— А как же! Ведь это я иногда подстригала ему волосы. Нужно помогать друг другу!
— Он много пил?
Мегрэ понимал бессмысленность этого вопроса: пили почти все бродяги.
— Не больше других.
— Много?
— Пьяным я его никогда не видала. А вот уж про меня этого не скажешь! — И она засмеялась. — Представьте себе, я вас знаю и помню, что вы не злой. Как-то раз вы меня допрашивали у себя в кабинете… Давно это было, может, лет двадцать назад, когда я еще работала у ворот Сен-Дени…
— Ты ничего не слыхала прошлой ночью? Она показала рукой на мост Луи-Филиппа, чтобы подчеркнуть расстояние, которое отделяло его от моста Мари.
— Слишком далеко…
— И ты ничего не видела?
— Видела только фары машины… Я подошла поближе — правда, не очень — боялась, как бы меня в нее не упрятали, — и разглядела, что это была «скорая помощь»…

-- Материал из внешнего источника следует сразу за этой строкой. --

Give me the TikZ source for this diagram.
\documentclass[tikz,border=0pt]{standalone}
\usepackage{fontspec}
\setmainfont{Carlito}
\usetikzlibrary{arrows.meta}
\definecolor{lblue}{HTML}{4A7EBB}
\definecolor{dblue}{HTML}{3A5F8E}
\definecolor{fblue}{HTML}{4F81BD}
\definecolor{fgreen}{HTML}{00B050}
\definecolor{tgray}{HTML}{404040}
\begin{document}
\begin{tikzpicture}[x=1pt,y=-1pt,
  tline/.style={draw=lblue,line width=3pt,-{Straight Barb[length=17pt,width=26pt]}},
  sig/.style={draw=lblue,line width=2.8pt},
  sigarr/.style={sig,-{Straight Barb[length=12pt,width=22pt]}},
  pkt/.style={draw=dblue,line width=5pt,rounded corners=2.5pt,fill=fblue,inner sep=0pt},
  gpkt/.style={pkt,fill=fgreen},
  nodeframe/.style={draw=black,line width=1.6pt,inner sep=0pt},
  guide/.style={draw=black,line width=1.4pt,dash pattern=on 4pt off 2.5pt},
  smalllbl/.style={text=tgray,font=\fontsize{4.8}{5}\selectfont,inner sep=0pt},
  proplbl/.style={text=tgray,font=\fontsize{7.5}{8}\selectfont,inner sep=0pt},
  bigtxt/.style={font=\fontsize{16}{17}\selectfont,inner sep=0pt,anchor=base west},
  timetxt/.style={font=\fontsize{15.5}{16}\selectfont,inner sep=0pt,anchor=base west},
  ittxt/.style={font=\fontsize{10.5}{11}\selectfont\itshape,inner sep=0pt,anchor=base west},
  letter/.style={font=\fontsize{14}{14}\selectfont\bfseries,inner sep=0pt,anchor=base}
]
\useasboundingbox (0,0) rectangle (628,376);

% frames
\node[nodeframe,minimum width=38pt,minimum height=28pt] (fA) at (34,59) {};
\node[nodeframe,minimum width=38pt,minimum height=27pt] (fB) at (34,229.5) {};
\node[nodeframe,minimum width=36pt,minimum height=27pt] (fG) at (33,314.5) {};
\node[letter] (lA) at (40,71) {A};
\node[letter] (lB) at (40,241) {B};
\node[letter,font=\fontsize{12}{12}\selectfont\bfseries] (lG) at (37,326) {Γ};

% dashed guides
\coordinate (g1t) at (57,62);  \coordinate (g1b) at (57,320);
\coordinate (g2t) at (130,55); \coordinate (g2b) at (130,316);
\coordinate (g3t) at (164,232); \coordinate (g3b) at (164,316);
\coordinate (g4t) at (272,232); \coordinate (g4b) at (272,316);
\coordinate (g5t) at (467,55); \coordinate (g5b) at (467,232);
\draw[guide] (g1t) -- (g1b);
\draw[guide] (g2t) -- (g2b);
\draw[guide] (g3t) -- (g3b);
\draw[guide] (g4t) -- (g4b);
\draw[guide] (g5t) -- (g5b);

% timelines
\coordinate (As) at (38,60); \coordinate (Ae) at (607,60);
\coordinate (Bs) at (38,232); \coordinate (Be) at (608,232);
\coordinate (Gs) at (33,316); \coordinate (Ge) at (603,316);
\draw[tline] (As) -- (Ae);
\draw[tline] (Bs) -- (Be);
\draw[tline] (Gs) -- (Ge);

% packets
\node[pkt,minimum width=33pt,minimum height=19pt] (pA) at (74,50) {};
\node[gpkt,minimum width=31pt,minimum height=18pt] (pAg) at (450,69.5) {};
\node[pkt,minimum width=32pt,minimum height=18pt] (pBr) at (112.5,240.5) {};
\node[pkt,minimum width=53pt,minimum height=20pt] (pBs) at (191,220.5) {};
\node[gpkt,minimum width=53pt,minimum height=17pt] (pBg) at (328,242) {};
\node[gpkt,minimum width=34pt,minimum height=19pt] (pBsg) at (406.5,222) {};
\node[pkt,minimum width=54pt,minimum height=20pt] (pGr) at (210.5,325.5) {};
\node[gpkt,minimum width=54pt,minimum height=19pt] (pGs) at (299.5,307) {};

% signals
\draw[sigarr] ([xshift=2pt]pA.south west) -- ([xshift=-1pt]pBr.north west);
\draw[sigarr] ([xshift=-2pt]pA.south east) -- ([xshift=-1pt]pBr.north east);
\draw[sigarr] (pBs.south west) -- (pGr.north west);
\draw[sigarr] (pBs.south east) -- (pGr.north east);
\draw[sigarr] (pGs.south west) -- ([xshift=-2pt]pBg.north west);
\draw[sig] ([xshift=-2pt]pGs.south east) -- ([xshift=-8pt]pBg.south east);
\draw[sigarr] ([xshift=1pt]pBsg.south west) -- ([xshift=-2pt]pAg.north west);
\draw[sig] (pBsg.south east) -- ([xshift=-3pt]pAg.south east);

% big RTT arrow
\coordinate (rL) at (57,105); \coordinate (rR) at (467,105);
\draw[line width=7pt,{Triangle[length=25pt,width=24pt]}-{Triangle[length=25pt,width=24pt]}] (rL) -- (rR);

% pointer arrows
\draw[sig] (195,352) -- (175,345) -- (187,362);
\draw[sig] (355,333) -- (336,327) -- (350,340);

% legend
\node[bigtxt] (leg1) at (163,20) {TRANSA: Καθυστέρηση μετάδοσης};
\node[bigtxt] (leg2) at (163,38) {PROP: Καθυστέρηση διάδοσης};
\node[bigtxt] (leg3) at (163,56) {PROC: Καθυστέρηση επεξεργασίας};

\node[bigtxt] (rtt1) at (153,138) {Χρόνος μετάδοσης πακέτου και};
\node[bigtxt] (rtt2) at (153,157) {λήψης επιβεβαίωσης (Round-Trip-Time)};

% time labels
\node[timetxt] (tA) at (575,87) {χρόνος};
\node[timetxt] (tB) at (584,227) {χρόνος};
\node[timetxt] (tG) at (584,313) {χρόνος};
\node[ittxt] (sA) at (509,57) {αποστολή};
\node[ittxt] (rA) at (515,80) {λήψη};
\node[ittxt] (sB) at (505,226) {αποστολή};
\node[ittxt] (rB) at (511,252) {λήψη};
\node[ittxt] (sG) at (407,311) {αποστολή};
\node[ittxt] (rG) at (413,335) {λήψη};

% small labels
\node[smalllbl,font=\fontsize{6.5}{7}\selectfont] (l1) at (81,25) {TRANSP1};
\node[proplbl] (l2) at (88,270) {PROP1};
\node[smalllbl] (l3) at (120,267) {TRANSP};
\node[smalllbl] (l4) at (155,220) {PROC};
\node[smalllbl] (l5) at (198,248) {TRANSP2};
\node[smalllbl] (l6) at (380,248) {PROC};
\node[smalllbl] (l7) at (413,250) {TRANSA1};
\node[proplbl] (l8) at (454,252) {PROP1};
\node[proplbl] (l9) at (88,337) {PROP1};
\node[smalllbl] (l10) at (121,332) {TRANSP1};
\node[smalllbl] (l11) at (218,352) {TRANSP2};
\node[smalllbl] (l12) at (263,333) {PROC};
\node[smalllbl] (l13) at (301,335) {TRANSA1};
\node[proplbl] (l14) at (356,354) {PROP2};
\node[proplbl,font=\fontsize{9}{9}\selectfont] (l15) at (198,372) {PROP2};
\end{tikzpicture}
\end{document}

— Ну, а вы что-нибудь видели? — обратился Мегрэ к трем другим бродягам.
Они испуганно замотали головами.
— А не пройти ли нам к хозяину «Пуату»? — предложил помощник прокурора, очевидно желая поскорее покончить с этим делом.
Речник с «Пуату», совсем не похожий на фламандца, уже поджидал их. Вместе с ним на борту «Пуату» тоже жили жена и дети, хотя баржа принадлежала не ему. Она почти всегда ходила лишь от песчаных карьеров Верхней Сены до Парижа. Речника звали Жюстен Гуле. Этому самому Жюстену Гуле — низкорослому, с плутоватыми глазками и прилипшей к губе потухшей сигаретой — можно было дать лет сорок пять.

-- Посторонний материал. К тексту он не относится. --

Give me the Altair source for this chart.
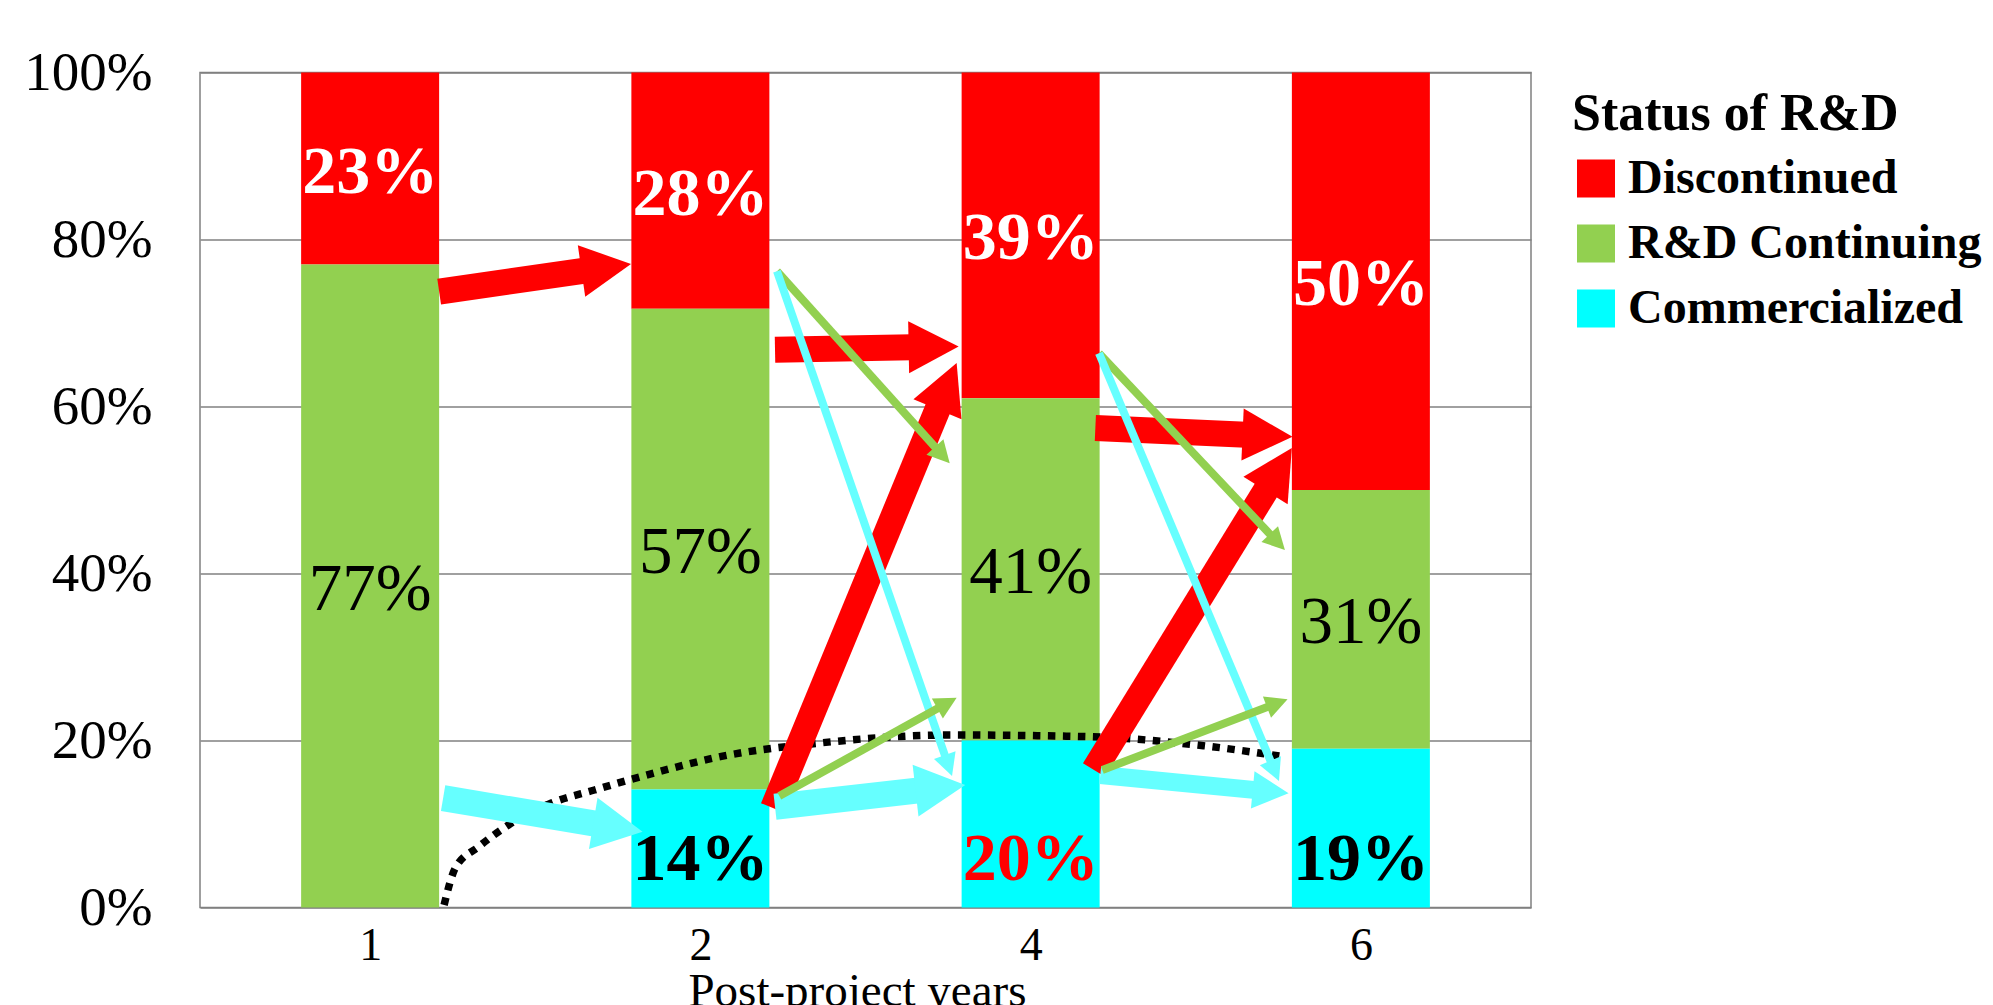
import math
import altair as alt
import pandas as pd

FONT = "Liberation Serif"

# ---- chart values ----
years = ["1", "2", "4", "6"]
statuses = ["Discontinued", "R&D Continuing", "Commercialized"]
discontinued = [23, 28, 39, 50]
continuing = [77, 57, 41, 31]
commercialized = [0, 14, 20, 19]

status_colors = ["#FF0000", "#92D050", "#00FFFF"]
arrow_colors = ["#FF0000", "#92D050", "#66FFFF"]

# ---- transition arrows (x in bar-index units, y as share of 100%) ----
arrow_to = ["Discontinued", "Commercialized", "Discontinued", "Discontinued", "Commercialized",
            "R&D Continuing", "Commercialized", "R&D Continuing",
            "Discontinued", "Discontinued", "Commercialized",
            "R&D Continuing", "Commercialized", "R&D Continuing"]
arrow_kind = ["thick", "thick", "thick", "thick", "thick",
              "thin", "thin", "thin",
              "thick", "thick", "medium",
              "thin", "thin", "thin"]
arrow_x0 = [0.209, 0.221, 1.226, 1.220, 1.226, 1.232, 1.232, 1.239, 2.196, 2.192, 2.211, 2.207, 2.207, 2.217]
arrow_y0 = [0.7375, 0.131, 0.668, 0.119, 0.1207, 0.762, 0.762, 0.1335, 0.5743, 0.1647, 0.1587, 0.6637, 0.6637, 0.1647]
arrow_x1 = [0.790, 0.825, 1.782, 1.776, 1.802, 1.755, 1.762, 1.776, 2.793, 2.791, 2.781, 2.770, 2.752, 2.778]
arrow_y1 = [0.7707, 0.0908, 0.672, 0.652, 0.1467, 0.532, 0.1576, 0.2511, 0.5638, 0.5503, 0.1368, 0.4281, 0.1515, 0.2493]

# ---- dotted trend curve ----
curve_x = [0.224, 0.258, 0.329, 0.419, 0.549, 0.679, 0.859, 1.060, 1.361, 1.761, 2.172, 2.523, 2.767]
curve_y = [0.003, 0.0473, 0.0728, 0.0988, 0.1251, 0.1407, 0.161, 0.1806, 0.197, 0.2066, 0.2046, 0.1938, 0.1806]

W, H = 1331, 835
X_DOMAIN = [-0.5, 3.5]
PX_X = W / (X_DOMAIN[1] - X_DOMAIN[0])
PX_Y = H

rows = []
for i, yr in enumerate(years):
    for s, vals in zip(statuses, [discontinued, continuing, commercialized]):
        rows.append({"idx": i, "year": yr, "status": s, "value": vals[i],
                     "order": len(statuses) - 1 - statuses.index(s)})
bars_df = pd.DataFrame(rows)

x_scale = alt.Scale(domain=X_DOMAIN, nice=False, zero=False)
y_scale = alt.Scale(domain=[0, 1], nice=False, zero=True)
label_expr = "[" + ",".join(f"'{y}'" for y in years) + "][datum.value]"

x_axis = alt.Axis(values=list(range(len(years))), labelExpr=label_expr, title="Post-project years",
                  grid=False, ticks=False, domain=False, labelFont=FONT, labelFontSize=46,
                  labelColor="black", labelPadding=16, labelFlush=False,
                  titleFont=FONT, titleFontSize=47, titleFontWeight="normal", titleColor="black",
                  titleBaseline="top", titleY=61, titleX=657)
y_axis = alt.Axis(values=[0, 0.2, 0.4, 0.6, 0.8, 1.0], format=".0%", title=None, grid=True,
                  gridColor="#808080", gridWidth=1.5, ticks=False, domain=False,
                  labelFont=FONT, labelFontSize=55, labelColor="black", labelPadding=48)

stacked = alt.Chart(bars_df).transform_stack(
    stack="value", groupby=["idx"], as_=["y0", "y1"], offset="normalize",
    sort=[alt.SortField("order", order="ascending")]
).transform_calculate(mid="(datum.y0 + datum.y1) / 2", label="datum.value + '%'")

legend = alt.Legend(title="Status of R&D", orient="none", legendX=1372, legendY=16,
                    titleFont=FONT, titleFontSize=52, titleFontWeight="bold", titleColor="black",
                    labelFont=FONT, labelFontSize=48, labelFontWeight="bold", labelColor="black",
                    symbolType="square", symbolSize=1444, symbolStrokeWidth=0, symbolOpacity=1,
                    labelOffset=8, symbolOffset=0, rowPadding=17, titlePadding=14,
                    labelLimit=600, titleLimit=600, padding=0)

bars = stacked.mark_bar(size=138).encode(
    x=alt.X("idx:Q", scale=x_scale, axis=x_axis),
    y=alt.Y("y0:Q", scale=y_scale, axis=y_axis),
    y2="y1:Q",
    color=alt.Color("status:N", scale=alt.Scale(domain=statuses, range=status_colors), legend=legend),
)

text_disc = stacked.transform_filter(alt.datum.status == "Discontinued").mark_text(
    font=FONT, fontSize=68, fontWeight="bold", color="white", baseline="middle", align="center", dy=4
).encode(x=alt.X("idx:Q", scale=x_scale), y=alt.Y("mid:Q", scale=y_scale), text="label:N")

text_cont = stacked.transform_filter(alt.datum.status == "R&D Continuing").mark_text(
    font=FONT, fontSize=67, fontWeight="normal", color="black", baseline="middle", align="center", dy=4
).encode(x=alt.X("idx:Q", scale=x_scale), y=alt.Y("mid:Q", scale=y_scale), text="label:N")

text_comm = stacked.transform_filter(
    (alt.datum.status == "Commercialized") & (alt.datum.value > 0)
).mark_text(
    font=FONT, fontSize=68, fontWeight="bold", baseline="middle", align="center", dy=-48
).encode(
    x=alt.X("idx:Q", scale=x_scale), y=alt.Y("y0:Q", scale=y_scale), text="label:N",
    color=alt.condition("datum.year == '4'", alt.value("#FF0000"), alt.value("black")),
)

curve_df = pd.DataFrame({"i": list(range(len(curve_x))), "x": curve_x, "y": curve_y})
curve = alt.Chart(curve_df).mark_line(
    color="black", strokeWidth=7.5, strokeDash=[7.5, 7.5], strokeCap="butt", interpolate="monotone"
).encode(x=alt.X("x:Q", scale=x_scale), y=alt.Y("y:Q", scale=y_scale), order="i:Q")

head_len = {"thick": 50, "medium": 36, "thin": 22}
shaft_w = {"thick": 26, "medium": 18, "thin": 8}
HEAD = "M0,0 L-1,-0.52 L-1,0.52 Z"

shaft_rows, head_rows = [], []
for k in range(len(arrow_to)):
    kind = arrow_kind[k]
    x0, y0, x1, y1 = arrow_x0[k], arrow_y0[k], arrow_x1[k], arrow_y1[k]
    dxp = (x1 - x0) * PX_X
    dyp = -(y1 - y0) * PX_Y
    L = math.hypot(dxp, dyp)
    ux, uy = dxp / L, dyp / L
    back = head_len[kind] - 3
    bx = x1 - ux * back / PX_X
    by = y1 + uy * back / PX_Y
    shaft_rows.append({"id": k, "pt": 0, "x": x0, "y": y0, "to": arrow_to[k], "kind": kind})
    shaft_rows.append({"id": k, "pt": 1, "x": bx, "y": by, "to": arrow_to[k], "kind": kind})
    ang = math.degrees(math.atan2(dyp, dxp)) % 360
    head_rows.append({"id": k, "x": x1, "y": y1, "angle": ang, "to": arrow_to[k], "kind": kind})
shaft_df = pd.DataFrame(shaft_rows)
head_df = pd.DataFrame(head_rows)

arrow_color = alt.Color("to:N", scale=alt.Scale(domain=statuses, range=arrow_colors), legend=None)
arrow_layers = []
for kind in ["thick", "medium", "thin"]:
    sdf = shaft_df[shaft_df["kind"] == kind]
    hdf = head_df[head_df["kind"] == kind]
    arrow_layers.append(alt.Chart(sdf).mark_line(strokeWidth=shaft_w[kind], strokeCap="butt").encode(
        x=alt.X("x:Q", scale=x_scale), y=alt.Y("y:Q", scale=y_scale),
        detail="id:N", order="pt:Q", color=arrow_color))
    arrow_layers.append(alt.Chart(hdf).mark_point(
        shape=HEAD, size=(2 * head_len[kind]) ** 2, filled=True, opacity=1, strokeWidth=0
    ).encode(
        x=alt.X("x:Q", scale=x_scale), y=alt.Y("y:Q", scale=y_scale),
        angle=alt.Angle("angle:Q", scale=None), color=arrow_color))
arrows = alt.layer(*arrow_layers)

chart = alt.layer(bars, text_disc, text_cont, text_comm, curve, arrows).resolve_scale(
    color="independent"
).properties(
    width=W, height=H,
    autosize=alt.AutoSizeParams(type="none"),
    padding={"left": 200, "top": 72.5, "right": 462, "bottom": 97.5},
    background="white",
).configure_view(stroke="#808080", strokeWidth=1.5)

chart.save("out.html", embed_options={"renderer": "svg", "actions": False})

Из-за грохота крана, продолжавшего разгружать песок, приходилось говорить очень громко.
— Вот ведь занятно! — хмыкнул Гуле.
— Что занятно?
— Да то, что нашлись люди, которые не поленились трахнуть бродягу и швырнуть его в воду.
— Вы их видели?
— Я ровно ничего не видел.
— Где вы находились?
— Когда кокнули этого малого? У себя в постели.
— Что же вы слышали?
— Слышал, как кто-то завопил.
— А шума машины не слышали?
— Может, и слышал. Наверху, по набережной, вечно мчатся машины, так что на это я не обратил внимания.
— Вы поднялись на палубу?
— Ну да… Как был — в пижаме, даже штаны не успел натянуть.
— А ваша жена?
— Она спросонья спросила: «Куда ты?»
— Что вы увидели с палубы?
— А ничего… Как всегда, в Сене крутились воронки. Я крикнул: «Э-эй!», чтобы малый ответил, и я бы знал, с какой стороны он барахтается.
— А где в это время находился Жеф ван Гут?

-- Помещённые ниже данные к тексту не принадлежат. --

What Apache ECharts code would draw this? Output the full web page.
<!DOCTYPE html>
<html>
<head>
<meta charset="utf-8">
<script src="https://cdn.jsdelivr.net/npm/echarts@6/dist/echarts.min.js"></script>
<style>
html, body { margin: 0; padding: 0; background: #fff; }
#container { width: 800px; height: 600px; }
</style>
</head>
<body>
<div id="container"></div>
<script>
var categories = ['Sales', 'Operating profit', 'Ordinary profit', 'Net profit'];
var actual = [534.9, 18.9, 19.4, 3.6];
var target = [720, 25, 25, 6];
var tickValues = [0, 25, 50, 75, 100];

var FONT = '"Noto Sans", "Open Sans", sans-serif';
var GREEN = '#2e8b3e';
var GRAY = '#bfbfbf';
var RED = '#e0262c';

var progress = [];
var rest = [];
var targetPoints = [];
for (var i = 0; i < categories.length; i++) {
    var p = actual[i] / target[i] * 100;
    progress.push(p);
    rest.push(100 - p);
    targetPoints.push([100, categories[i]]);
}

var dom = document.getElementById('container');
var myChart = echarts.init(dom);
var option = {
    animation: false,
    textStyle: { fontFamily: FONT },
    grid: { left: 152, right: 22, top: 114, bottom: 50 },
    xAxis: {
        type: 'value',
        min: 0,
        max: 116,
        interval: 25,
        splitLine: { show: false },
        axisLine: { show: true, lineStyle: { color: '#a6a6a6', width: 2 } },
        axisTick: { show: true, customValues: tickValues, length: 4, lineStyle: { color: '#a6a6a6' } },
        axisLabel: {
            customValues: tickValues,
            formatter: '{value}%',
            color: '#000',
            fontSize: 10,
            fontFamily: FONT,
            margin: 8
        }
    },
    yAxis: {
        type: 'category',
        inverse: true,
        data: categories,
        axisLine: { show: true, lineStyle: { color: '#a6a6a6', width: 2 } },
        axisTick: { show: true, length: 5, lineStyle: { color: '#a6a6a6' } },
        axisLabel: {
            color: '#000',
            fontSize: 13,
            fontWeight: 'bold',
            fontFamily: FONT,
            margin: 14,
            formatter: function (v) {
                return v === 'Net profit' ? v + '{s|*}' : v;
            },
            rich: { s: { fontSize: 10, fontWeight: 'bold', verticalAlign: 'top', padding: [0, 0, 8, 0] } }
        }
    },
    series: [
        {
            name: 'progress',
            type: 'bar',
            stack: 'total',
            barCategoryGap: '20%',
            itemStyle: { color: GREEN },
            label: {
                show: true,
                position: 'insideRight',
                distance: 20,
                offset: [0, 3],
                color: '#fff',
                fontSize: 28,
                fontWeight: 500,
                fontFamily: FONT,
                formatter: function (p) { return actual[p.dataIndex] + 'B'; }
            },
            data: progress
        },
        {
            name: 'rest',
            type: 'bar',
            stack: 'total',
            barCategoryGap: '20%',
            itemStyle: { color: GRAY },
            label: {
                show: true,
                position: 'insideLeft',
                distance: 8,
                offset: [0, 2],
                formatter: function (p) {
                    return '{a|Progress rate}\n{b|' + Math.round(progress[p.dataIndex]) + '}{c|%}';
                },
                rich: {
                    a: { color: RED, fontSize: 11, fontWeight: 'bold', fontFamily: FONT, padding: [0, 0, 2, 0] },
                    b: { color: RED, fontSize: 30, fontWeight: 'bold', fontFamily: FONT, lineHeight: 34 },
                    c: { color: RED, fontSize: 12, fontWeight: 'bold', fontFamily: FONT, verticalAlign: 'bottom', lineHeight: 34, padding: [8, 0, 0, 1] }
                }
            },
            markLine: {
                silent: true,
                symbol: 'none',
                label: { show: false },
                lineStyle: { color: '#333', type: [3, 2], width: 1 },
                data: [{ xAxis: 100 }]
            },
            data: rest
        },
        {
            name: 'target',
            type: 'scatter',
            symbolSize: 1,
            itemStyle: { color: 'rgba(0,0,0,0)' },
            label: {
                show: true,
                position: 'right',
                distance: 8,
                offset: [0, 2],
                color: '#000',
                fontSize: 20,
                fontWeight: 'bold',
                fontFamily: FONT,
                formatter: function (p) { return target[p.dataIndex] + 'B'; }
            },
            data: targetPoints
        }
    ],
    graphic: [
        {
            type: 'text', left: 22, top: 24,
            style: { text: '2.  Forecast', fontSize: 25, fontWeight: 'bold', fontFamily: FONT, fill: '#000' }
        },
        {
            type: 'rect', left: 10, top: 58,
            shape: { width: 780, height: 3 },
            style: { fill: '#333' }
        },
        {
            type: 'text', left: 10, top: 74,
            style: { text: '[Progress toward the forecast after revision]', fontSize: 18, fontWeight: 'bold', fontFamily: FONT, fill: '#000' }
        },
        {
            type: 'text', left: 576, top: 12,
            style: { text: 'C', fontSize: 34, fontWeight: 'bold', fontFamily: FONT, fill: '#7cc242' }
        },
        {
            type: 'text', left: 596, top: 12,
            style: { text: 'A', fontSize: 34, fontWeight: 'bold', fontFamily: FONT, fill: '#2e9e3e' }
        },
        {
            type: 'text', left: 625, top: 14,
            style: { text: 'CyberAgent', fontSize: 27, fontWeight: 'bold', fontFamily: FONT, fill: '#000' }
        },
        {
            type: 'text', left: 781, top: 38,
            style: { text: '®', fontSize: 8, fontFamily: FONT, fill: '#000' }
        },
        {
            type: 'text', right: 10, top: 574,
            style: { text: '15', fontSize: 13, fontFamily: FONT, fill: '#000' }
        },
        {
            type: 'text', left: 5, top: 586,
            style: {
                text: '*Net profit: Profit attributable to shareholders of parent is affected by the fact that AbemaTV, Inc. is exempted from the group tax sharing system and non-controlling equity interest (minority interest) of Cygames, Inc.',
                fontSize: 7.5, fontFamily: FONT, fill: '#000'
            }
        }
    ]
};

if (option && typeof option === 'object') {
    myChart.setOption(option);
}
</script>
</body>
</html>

— Фламандец-то? Я вскоре разглядел его на палубе баржи… Он как раз отвязывал свой ялик… Когда течение проносило его мимо меня, я спрыгнул в лодку… Мы увидели того самого малого — он то всплывал, то исчезал… Фламандец попытался зацепить его багром…
— С большим железным крюком на конце?
— Как и все багры.
— А не могли вы разбить ему голову, когда пытались зацепить багром?
— Ну нет!.. В конце концов, мы все-таки зацепили его за штанину. Я сразу нагнулся и схватил его за ногу.
— Он был без сознания?
— Глаза у него были открыты.
— Он ничего не сказал?
— Его рвало водой… Потом на барже у фламандца мы заметили, что бедняга весь в крови.
— Полагаю, что на этом можно и закончить, — вполголоса буркнул господин Паррен. Вся эта история мало интересовала его.
— Хорошо. Я займусь остальным, — сказал Мегрэ.
— Вы пойдете в больницу?
— Да, собираюсь. Врачи говорят, что пройдет несколько часов, прежде чем он сможет говорить.
— Держите меня в курсе.
— Непременно.
Когда они снова проходили под мостом Мари, Мегрэ сказал Лапуэнту:
— Позвони в районный комиссариат, пусть пришлют человека.
— А где я вас найду, шеф?
— Здесь.
И Мегрэ сухо попрощался с представителями прокуратуры.